While this is mostly caused by the while not actually doing anything, it also obviously means that you need to be careful about what you select as async, and you need to avoid using it in a case where CPU time dominates (as in this case - after all, both the async and non-async case are almost 100% CPU tasks in practice). This is further worsened by the fact that Read reads a single node at a time - something that's relatively trivial even in a big, non-compressed xml file. The overheads absolutely dominate. In effect, this is analogous to using Parallel.For with a body like sum += i - the setup cost of each of the each of the iterations absolutely dwarfs any actual work being done.
The CPU profiling makes this rather obvious - the two most work intensive methods are:
XmlReader.Read (expected)
Thread::intermediateThreadProc - also known as "this code runs on a thread pool thread". The overhead from this in a no-op code like this is around 100% - yikes. Apparently, even though there is no real asynchronicity anywhere, the callbacks are never run synchronously. Every iteration of the loop posts work to a new thread pool thread.

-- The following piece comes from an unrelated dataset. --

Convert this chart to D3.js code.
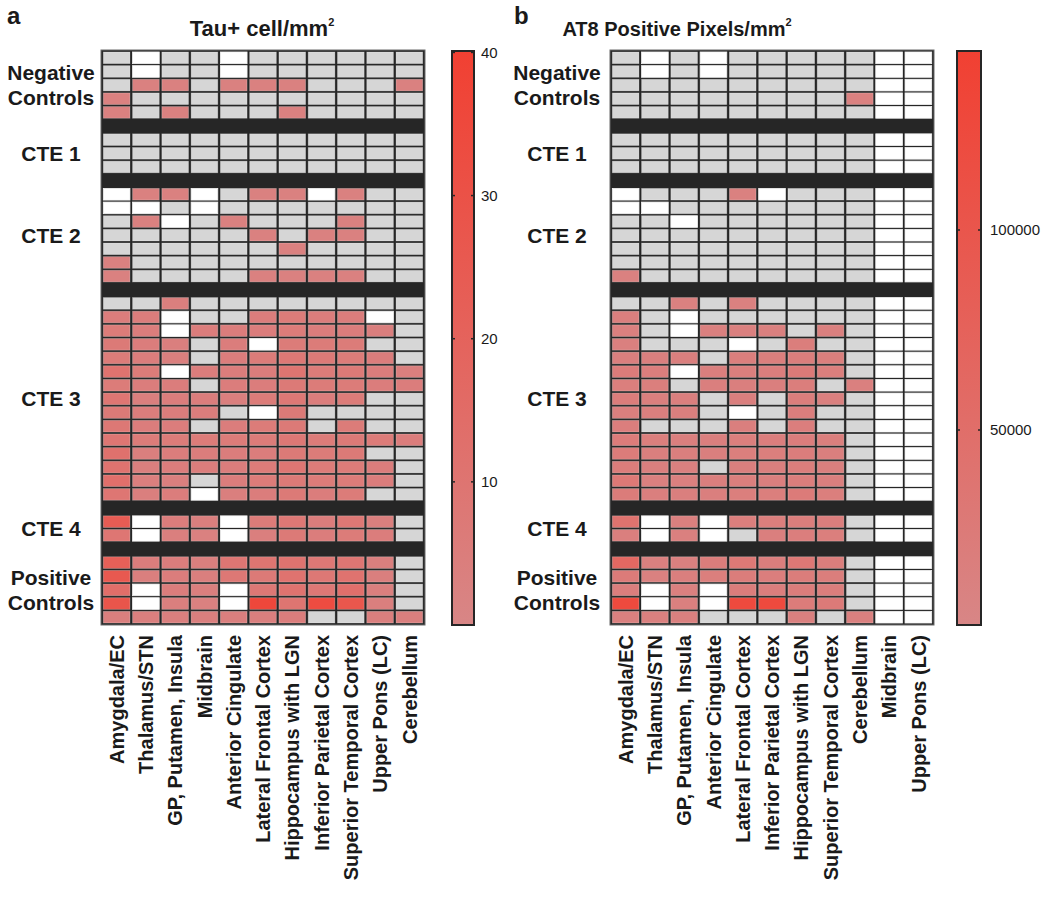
<!DOCTYPE html>
<html><head><meta charset="utf-8">
<script src="https://cdn.jsdelivr.net/npm/d3@7"></script>
<style>
body{margin:0;background:#fff;}
text{font-family:"Liberation Sans",Arial,Helvetica,sans-serif;}
</style></head>
<body><svg id="chart" width="1050" height="902"></svg>
<script>
// ---------------- DATA ----------------
const groupNames = [["Negative","Controls"],["CTE 1"],["CTE 2"],["CTE 3"],["CTE 4"],["Positive","Controls"]];

const tauRegions = ["Amygdala/EC","Thalamus/STN","GP, Putamen, Insula","Midbrain","Anterior Cingulate","Lateral Frontal Cortex","Hippocampus with LGN","Inferior Parietal Cortex","Superior Temporal Cortex","Upper Pons (LC)","Cerebellum"];
const at8Regions = ["Amygdala/EC","Thalamus/STN","GP, Putamen, Insula","Anterior Cingulate","Lateral Frontal Cortex","Inferior Parietal Cortex","Hippocampus with LGN","Superior Temporal Cortex","Cerebellum","Midbrain","Upper Pons (LC)"];

const tauTicks = [10,20,30,40];
const at8Ticks = [50000,100000];
const tauRange = [0, 40.1];
const at8Range = [1250, 144750];

// Tau+ cells/mm2 (null = not available, 0 = none)
const tauNegative = [
 [0,null,0,0,null,0,0,0,0,0,0],
 [0,null,0,0,null,0,0,0,0,0,0],
 [0,3,3,0,3,3,3,0,0,0,3],
 [3,0,0,0,0,0,0,0,0,0,0],
 [3,0,3,0,0,0,3,0,0,0,0]];
const tauCTE1 = [
 [0,0,0,0,0,0,0,0,0,0,0],
 [0,0,0,0,0,0,0,0,0,0,0],
 [0,0,0,0,0,0,0,0,0,0,0]];
const tauCTE2 = [
 [null,3,3,null,0,3,3,null,3,0,0],
 [null,null,0,null,0,0,0,0,0,0,0],
 [0,3,null,0,3,0,0,0,3,0,0],
 [0,0,0,0,0,3,0,3,3,0,0],
 [0,0,0,0,0,0,3,0,0,0,0],
 [3,0,0,0,0,0,0,0,0,0,0],
 [3,0,0,0,0,3,3,3,3,0,0]];
const tauCTE3 = [
 [0,0,4,0,0,0,0,0,0,0,0],
 [5,5,null,0,0,5,6,5,5,null,0],
 [6,5,null,5,5,5,6,5,5,4,0],
 [7,5,4,0,5,null,6,6,6,0,0],
 [6,5,4,0,5,6,8,7,6,5,0],
 [11,6,null,5,5,5,10,6,7,5,4],
 [6,5,5,0,5,5,7,6,6,5,5],
 [9,4,5,5,4,6,8,5,6,0,0],
 [7,5,5,5,0,null,7,0,0,0,0],
 [8,5,5,0,5,6,7,0,6,0,0],
 [9,6,6,6,6,6,8,6,7,6,5],
 [12,4,5,5,5,5,7,6,7,0,0],
 [11,4,5,5,5,6,9,6,6,5,0],
 [13,4,4,0,5,6,7,6,6,5,0],
 [9,4,5,null,4,5,7,5,6,0,0]];
const tauCTE4 = [
 [24,null,5,4,null,6,8,5,8,4,0],
 [9,null,4,3,null,4,7,5,6,5,0]];
const tauPositive = [
 [22,5,5,4,9,10,11,8,9,4,0],
 [26,4,5,4,8,7,11,8,11,4,0],
 [14,null,5,4,null,8,11,8,13,4,0],
 [28,null,4,3,null,36,10,33,27,4,0],
 [4,4,4,4,4,4,5,0,0,4,4]];

// AT8 positive pixels/mm2
const at8Negative = [
 [0,null,0,null,0,0,0,0,0,null,null],
 [0,null,0,null,0,0,0,0,0,null,null],
 [0,0,0,0,0,0,0,0,0,null,null],
 [0,0,0,0,0,0,0,0,12000,null,null],
 [0,0,0,0,0,0,0,0,0,null,null]];
const at8CTE1 = [
 [0,0,0,0,0,0,0,0,0,null,null],
 [0,0,0,0,0,0,0,0,0,null,null],
 [0,0,0,0,0,0,0,0,0,null,null]];
const at8CTE2 = [
 [null,0,0,0,12000,null,0,0,0,null,null],
 [null,null,0,0,0,0,0,0,0,null,null],
 [0,0,null,0,0,0,0,0,0,null,null],
 [0,0,0,0,0,0,0,0,0,null,null],
 [0,0,0,0,0,0,0,0,0,null,null],
 [0,0,0,0,0,0,0,0,0,null,null],
 [12000,0,0,0,0,0,0,0,0,null,null]];
const at8CTE3 = [
 [0,0,12000,0,12000,0,0,0,0,null,null],
 [15000,0,null,0,0,0,0,0,0,null,null],
 [14000,0,null,14000,14000,14000,0,14000,0,null,null],
 [13000,0,0,0,null,0,18000,0,0,null,null],
 [15000,15000,15000,0,16000,16000,18000,16000,0,null,null],
 [22000,17000,null,15000,16000,17000,25000,16000,0,null,null],
 [16000,16000,0,15000,15000,15000,18000,0,13000,null,null],
 [20000,15000,15000,0,15000,0,18000,14000,0,null,null],
 [15000,15000,15000,0,null,0,17000,0,0,null,null],
 [17000,0,0,0,15000,0,17000,0,0,null,null],
 [22000,16000,15000,15000,16000,17000,19000,16000,0,null,null],
 [22000,15000,15000,15000,16000,16000,19000,15000,0,null,null],
 [20000,15000,14000,0,15000,15000,18000,15000,0,null,null],
 [28000,14000,14000,15000,16000,15000,18000,15000,0,null,null],
 [21000,15000,15000,15000,16000,16000,23000,16000,0,null,null]];
const at8CTE4 = [
 [40000,null,14000,null,16000,16000,18000,17000,0,null,null],
 [15000,null,13000,null,0,15000,17000,16000,0,null,null]];
const at8Positive = [
 [62000,14000,14000,20000,28000,17000,30000,18000,0,null,null],
 [24000,12000,15000,16000,20000,17000,20000,18000,0,null,null],
 [17000,null,14000,null,20000,17000,20000,18000,0,null,null],
 [125000,null,14000,null,125000,125000,22000,25000,0,null,null],
 [13000,14000,14000,0,0,0,14000,0,13000,null,null]];

const tauGroups = [tauNegative,tauCTE1,tauCTE2,tauCTE3,tauCTE4,tauPositive];
const at8Groups = [at8Negative,at8CTE1,at8CTE2,at8CTE3,at8CTE4,at8Positive];

// ---------------- DRAWING ----------------
const svg = d3.select("#chart");
const lowColor = "rgb(216,134,134)", highColor = "rgb(241,64,50)";
const zeroColor = "#d6d6d6", nanColor = "#ffffff", sepColor = "#262626";

function buildRows(groups){
  const rows = [];
  groups.forEach((g,gi)=>{
    if(gi>0) rows.push({type:"sep"});
    g.forEach(v=>rows.push({type:"data",values:v,group:gi}));
  });
  return rows;
}

function drawPanel(cfg){
  const g = svg.append("g");
  const rows = buildRows(cfg.groups);
  const x = d3.scaleBand().domain(cfg.regions).range([cfg.x0,cfg.x1]);
  const y = d3.scaleBand().domain(d3.range(rows.length)).range([cfg.y0,cfg.y1]);
  const color = d3.scaleLinear().domain(cfg.range).range([lowColor,highColor]).interpolate(d3.interpolateRgb).clamp(true);

  g.append("rect").attr("x",cfg.x0-1).attr("y",cfg.y0-1).attr("width",cfg.x1-cfg.x0+2).attr("height",cfg.y1-cfg.y0+2)
    .attr("fill",sepColor).attr("stroke","#6a6a6a").attr("stroke-width",1);

  rows.forEach((r,ri)=>{
    if(r.type!=="data") return;
    g.selectAll(null).data(r.values.map((v,ci)=>({v,ci}))).enter().append("rect")
      .attr("x",d=>x(cfg.regions[d.ci])+1.3)
      .attr("y",y(ri)+1)
      .attr("width",x.bandwidth()-2.6)
      .attr("height",y.bandwidth()-2)
      .attr("fill",d=>d.v===null?nanColor:(d.v===0?zeroColor:color(d.v)))
      .attr("stroke",d=>d.v===null?"#f4f4f4":"rgba(255,255,255,0.3)")
      .attr("stroke-width",0.8);
  });

  // group labels
  let start=0;
  cfg.groups.forEach((grp,gi)=>{
    const s = start, e = start+grp.length-1;
    const cy = (y(s)+y(e)+y.bandwidth())/2;
    const lines = groupNames[gi];
    const lh = 25;
    lines.forEach((t,li)=>{
      g.append("text").attr("x",cfg.labelX).attr("y",cy+(li-(lines.length-1)/2)*lh)
        .attr("dy","0.36em").attr("text-anchor","middle")
        .attr("font-size",21).attr("font-weight","bold").attr("fill","#1a1a1a").text(t);
    });
    start += grp.length+1;
  });

  // column labels
  g.selectAll(null).data(cfg.regions).enter().append("text")
    .attr("transform",d=>`translate(${x(d)+x.bandwidth()/2},${cfg.y1+11}) rotate(-90)`)
    .attr("text-anchor","end").attr("dy","0.36em")
    .attr("font-size",20).attr("font-weight","bold").attr("fill","#1a1a1a").text(d=>d);

  // colorbar
  const cb = svg.append("g");
  const cy = d3.scaleLinear().domain(cfg.range).range([cfg.y1+1,cfg.y0]);
  const gid = "grad"+cfg.id;
  const grad = svg.append("defs").append("linearGradient").attr("id",gid)
    .attr("x1",0).attr("y1",1).attr("x2",0).attr("y2",0);
  grad.append("stop").attr("offset",0).attr("stop-color",lowColor);
  grad.append("stop").attr("offset",1).attr("stop-color",highColor);
  cb.append("rect").attr("x",cfg.cbX).attr("y",cfg.y0).attr("width",cfg.cbW).attr("height",cfg.y1+1-cfg.y0)
    .attr("fill",`url(#${gid})`).attr("stroke","#262626").attr("stroke-width",2);
  const axis = d3.axisRight(cy).tickValues(cfg.ticks).tickSize(0).tickPadding(0).tickFormat(d3.format("d"));
  const ag = cb.append("g").attr("transform",`translate(${cfg.cbX+cfg.cbW+cfg.labelPad},0)`).call(axis);
  ag.select(".domain").remove();
  ag.selectAll("text").attr("font-size",15).attr("fill","#1a1a1a").attr("font-family","'Liberation Sans',Arial,sans-serif");
  cfg.ticks.forEach(t=>{
    cb.append("line").attr("x1",cfg.cbX).attr("x2",cfg.cbX+3).attr("y1",cy(t)).attr("y2",cy(t)).attr("stroke","#262626").attr("stroke-width",1.5);
    cb.append("line").attr("x1",cfg.cbX+cfg.cbW-3).attr("x2",cfg.cbX+cfg.cbW).attr("y1",cy(t)).attr("y2",cy(t)).attr("stroke","#262626").attr("stroke-width",1.5);
  });

  // title & panel letter
  const tt = svg.append("text").attr("x",cfg.titleX).attr("y",36).attr("text-anchor","middle")
    .attr("font-size",cfg.titleSize).attr("font-weight","bold").attr("fill","#1a1a1a");
  tt.append("tspan").text(cfg.title);
  tt.append("tspan").attr("font-size",11).attr("dy",-10).text("2");
  svg.append("text").attr("x",cfg.letterX).attr("y",24).attr("font-size",24).attr("font-weight","bold").attr("fill","#1a1a1a").text(cfg.letter);
}

drawPanel({id:"a",groups:tauGroups,regions:tauRegions,range:tauRange,ticks:tauTicks,
  x0:102,x1:424,y0:51,y1:624,labelX:51,cbX:452,cbW:22,labelPad:7,
  title:"Tau+ cell/mm",titleX:262,titleSize:22,letter:"a",letterX:7});
drawPanel({id:"b",groups:at8Groups,regions:at8Regions,range:at8Range,ticks:at8Ticks,
  x0:611,x1:933,y0:51,y1:624,labelX:557,cbX:957,cbW:24,labelPad:9,
  title:"AT8 Positive Pixels/mm",titleX:677,titleSize:20,letter:"b",letterX:514});
</script></body></html>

The lesson learned? Probably something like "don't use loops in async if the loop body does very little work". The overhead is incurred for each and every iteration of the loop. Ouch.
Asynchronous code doesn't magically make your code faster. As you've discovered, it'll tend to make isolated code slower, because there's overhead involved with managing the asynchrony.
What it can do is to be more efficient, but that's not the same as being inherently faster. The main purpose of Async is to make Input/Output code more efficient.
If you invoke a 'slow', blocking I/O operation directly, you'll block the thread until the operation returns.
If you instead invoke that slow operation asynchronously, it may free up the thread to do other things. It does require that there's an underlying implementation that's not thread-bound, but uses another mechanism for receiving the response. I/O Completion Ports could be such a mechanism.
Now, if you run a lot of asynchronous code in parallel, it may turn out to be faster than attempting to run the blocking implementation in parallel, because the async versions use fewer resources (fewer threads = less memory).